### Exercise instructions
Restate the data word for word and leave the images out.

### Material provided
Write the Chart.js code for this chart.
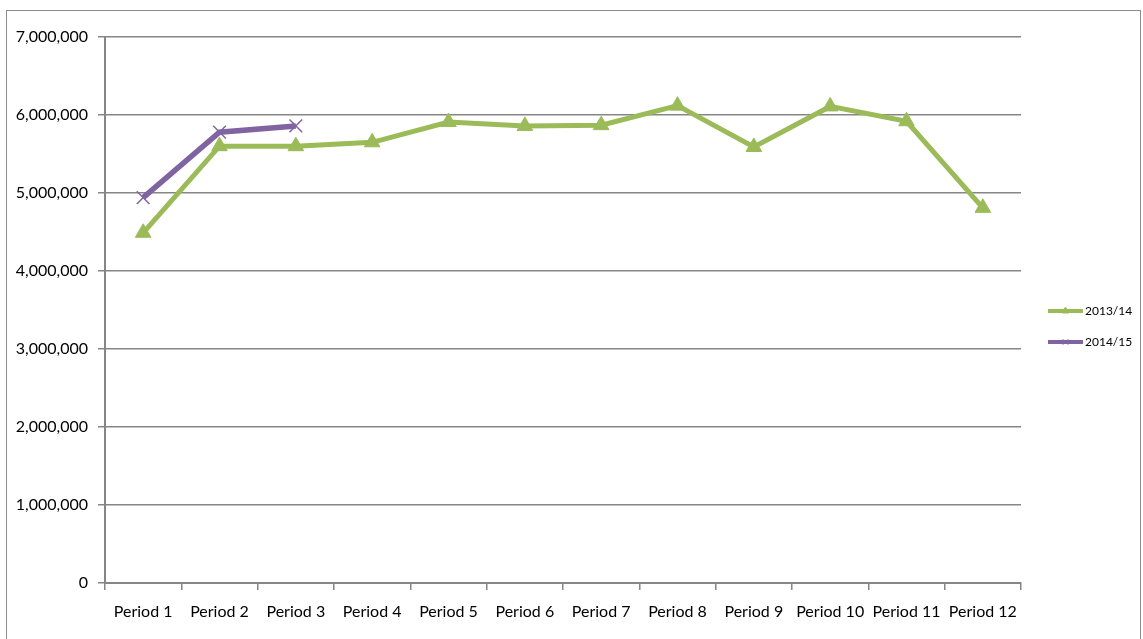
<!DOCTYPE html>
<html>
<head>
  <meta charset="utf-8" />
  <title>Periods 2013/14 vs 2014/15</title>
  <script src="https://cdn.jsdelivr.net/npm/chart.js"></script>
  <style>
    html, body { margin: 0; padding: 0; background: #fff; }
    #wrap { position: relative; width: 1143px; height: 639px; overflow: hidden; }
    #frame {
      position: absolute; left: 6px; top: 10px; width: 1135px; height: 700px;
      border: 1px solid #8c8c8c; box-sizing: border-box;
    }
    #chart { position: absolute; left: 0; top: 0; }
  </style>
</head>
<body>
  <div id="wrap">
    <div id="frame"></div>
    <canvas id="chart" width="1143" height="639"></canvas>
  </div>

  <script>
    var periods = ['Period 1', 'Period 2', 'Period 3', 'Period 4', 'Period 5', 'Period 6',
                   'Period 7', 'Period 8', 'Period 9', 'Period 10', 'Period 11', 'Period 12'];
    var seriesNames = ['2013/14', '2014/15'];
    var values1314 = [4490000, 5600000, 5600000, 5650000, 5910000, 5860000,
                      5870000, 6120000, 5590000, 6110000, 5920000, 4810000];
    var values1415 = [4940000, 5780000, 5860000];

    var green = '#9bbb59';
    var purple = '#8064a2';
    var gridGray = '#868686';
    var font = "Lato, 'Open Sans', sans-serif";

    // legend drawn as line + marker like the original
    var sideLegend = {
      id: 'sideLegend',
      afterDraw: function (chart) {
        var ctx = chart.ctx;
        var ys = [311, 342];
        chart.data.datasets.forEach(function (ds, i) {
          var y = ys[i];
          ctx.save();
          ctx.strokeStyle = ds.borderColor;
          ctx.fillStyle = ds.borderColor;
          ctx.lineWidth = 4;
          ctx.beginPath();
          ctx.moveTo(1048, y);
          ctx.lineTo(1083, y);
          ctx.stroke();
          ctx.lineWidth = 1;
          Chart.helpers.drawPoint(ctx, {
            pointStyle: ds.pointStyle, radius: 4, borderWidth: 1
          }, 1065.5, y);
          ctx.fillStyle = '#000';
          ctx.font = '12px ' + font;
          ctx.textBaseline = 'middle';
          ctx.fillText(ds.label, 1085, y);
          ctx.restore();
        });
      }
    };

    var ctx = document.getElementById('chart').getContext('2d');
    new Chart(ctx, {
      type: 'line',
      data: {
        labels: periods,
        datasets: [{
          label: seriesNames[0],
          data: values1314,
          borderColor: green,
          backgroundColor: green,
          borderWidth: 5,
          pointStyle: 'triangle',
          pointRadius: 9,
          pointBorderWidth: 1,
          pointBackgroundColor: green,
          pointBorderColor: green,
          tension: 0,
          fill: false
        }, {
          label: seriesNames[1],
          data: values1415,
          borderColor: purple,
          backgroundColor: purple,
          borderWidth: 5.5,
          pointStyle: 'crossRot',
          pointRadius: 9,
          pointBorderWidth: 1.5,
          pointBorderColor: purple,
          tension: 0,
          fill: false
        }]
      },
      options: {
        responsive: false,
        animation: false,
        layout: { padding: { top: 37, right: 122, left: 0, bottom: 0 } },
        plugins: {
          legend: { display: false },
          tooltip: { enabled: false }
        },
        scales: {
          x: {
            offset: true,
            grid: {
              offset: true,
              drawOnChartArea: false,
              drawTicks: true,
              tickLength: 7,
              color: gridGray,
              lineWidth: 1.5
            },
            border: { display: true, color: gridGray, width: 2 },
            ticks: {
              color: '#000',
              font: { family: font, size: 16 },
              padding: 12,
              maxRotation: 0,
              autoSkip: false
            },
            afterFit: function (scale) { scale.height = 56; }
          },
          y: {
            min: 0,
            max: 7000000,
            ticks: {
              stepSize: 1000000,
              color: '#000',
              font: { family: font, size: 16 },
              padding: 10,
              callback: function (v) { return v.toLocaleString('en-US'); }
            },
            grid: {
              color: gridGray,
              lineWidth: 1.5,
              tickLength: 7
            },
            border: { display: true, color: gridGray, width: 2 },
            afterFit: function (scale) { scale.width = 105; }
          }
        }
      },
      plugins: [sideLegend]
    });
  </script>
</body>
</html>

### The reply
Write the Chart.js code for this chart.
<!DOCTYPE html>
<html>
<head>
  <meta charset="utf-8" />
  <title>Periods 2013/14 vs 2014/15</title>
  <script src="https://cdn.jsdelivr.net/npm/chart.js"></script>
  <style>
    html, body { margin: 0; padding: 0; background: #fff; }
    #wrap { position: relative; width: 1143px; height: 639px; overflow: hidden; }
    #frame {
      position: absolute; left: 6px; top: 10px; width: 1135px; height: 700px;
      border: 1px solid #8c8c8c; box-sizing: border-box;
    }
    #chart { position: absolute; left: 0; top: 0; }
  </style>
</head>
<body>
  <div id="wrap">
    <div id="frame"></div>
    <canvas id="chart" width="1143" height="639"></canvas>
  </div>

  <script>
    var periods = ['Period 1', 'Period 2', 'Period 3', 'Period 4', 'Period 5', 'Period 6',
                   'Period 7', 'Period 8', 'Period 9', 'Period 10', 'Period 11', 'Period 12'];
    var seriesNames = ['2013/14', '2014/15'];
    var values1314 = [4490000, 5600000, 5600000, 5650000, 5910000, 5860000,
                      5870000, 6120000, 5590000, 6110000, 5920000, 4810000];
    var values1415 = [4940000, 5780000, 5860000];

    var green = '#9bbb59';
    var purple = '#8064a2';
    var gridGray = '#868686';
    var font = "Lato, 'Open Sans', sans-serif";

    // legend drawn as line + marker like the original
    var sideLegend = {
      id: 'sideLegend',
      afterDraw: function (chart) {
        var ctx = chart.ctx;
        var ys = [311, 342];
        chart.data.datasets.forEach(function (ds, i) {
          var y = ys[i];
          ctx.save();
          ctx.strokeStyle = ds.borderColor;
          ctx.fillStyle = ds.borderColor;
          ctx.lineWidth = 4;
          ctx.beginPath();
          ctx.moveTo(1048, y);
          ctx.lineTo(1083, y);
          ctx.stroke();
          ctx.lineWidth = 1;
          Chart.helpers.drawPoint(ctx, {
            pointStyle: ds.pointStyle, radius: 4, borderWidth: 1
          }, 1065.5, y);
          ctx.fillStyle = '#000';
          ctx.font = '12px ' + font;
          ctx.textBaseline = 'middle';
          ctx.fillText(ds.label, 1085, y);
          ctx.restore();
        });
      }
    };

    var ctx = document.getElementById('chart').getContext('2d');
    new Chart(ctx, {
      type: 'line',
      data: {
        labels: periods,
        datasets: [{
          label: seriesNames[0],
          data: values1314,
          borderColor: green,
          backgroundColor: green,
          borderWidth: 5,
          pointStyle: 'triangle',
          pointRadius: 9,
          pointBorderWidth: 1,
          pointBackgroundColor: green,
          pointBorderColor: green,
          tension: 0,
          fill: false
        }, {
          label: seriesNames[1],
          data: values1415,
          borderColor: purple,
          backgroundColor: purple,
          borderWidth: 5.5,
          pointStyle: 'crossRot',
          pointRadius: 9,
          pointBorderWidth: 1.5,
          pointBorderColor: purple,
          tension: 0,
          fill: false
        }]
      },
      options: {
        responsive: false,
        animation: false,
        layout: { padding: { top: 37, right: 122, left: 0, bottom: 0 } },
        plugins: {
          legend: { display: false },
          tooltip: { enabled: false }
        },
        scales: {
          x: {
            offset: true,
            grid: {
              offset: true,
              drawOnChartArea: false,
              drawTicks: true,
              tickLength: 7,
              color: gridGray,
              lineWidth: 1.5
            },
            border: { display: true, color: gridGray, width: 2 },
            ticks: {
              color: '#000',
              font: { family: font, size: 16 },
              padding: 12,
              maxRotation: 0,
              autoSkip: false
            },
            afterFit: function (scale) { scale.height = 56; }
          },
          y: {
            min: 0,
            max: 7000000,
            ticks: {
              stepSize: 1000000,
              color: '#000',
              font: { family: font, size: 16 },
              padding: 10,
              callback: function (v) { return v.toLocaleString('en-US'); }
            },
            grid: {
              color: gridGray,
              lineWidth: 1.5,
              tickLength: 7
            },
            border: { display: true, color: gridGray, width: 2 },
            afterFit: function (scale) { scale.width = 105; }
          }
        }
      },
      plugins: [sideLegend]
    });
  </script>
</body>
</html>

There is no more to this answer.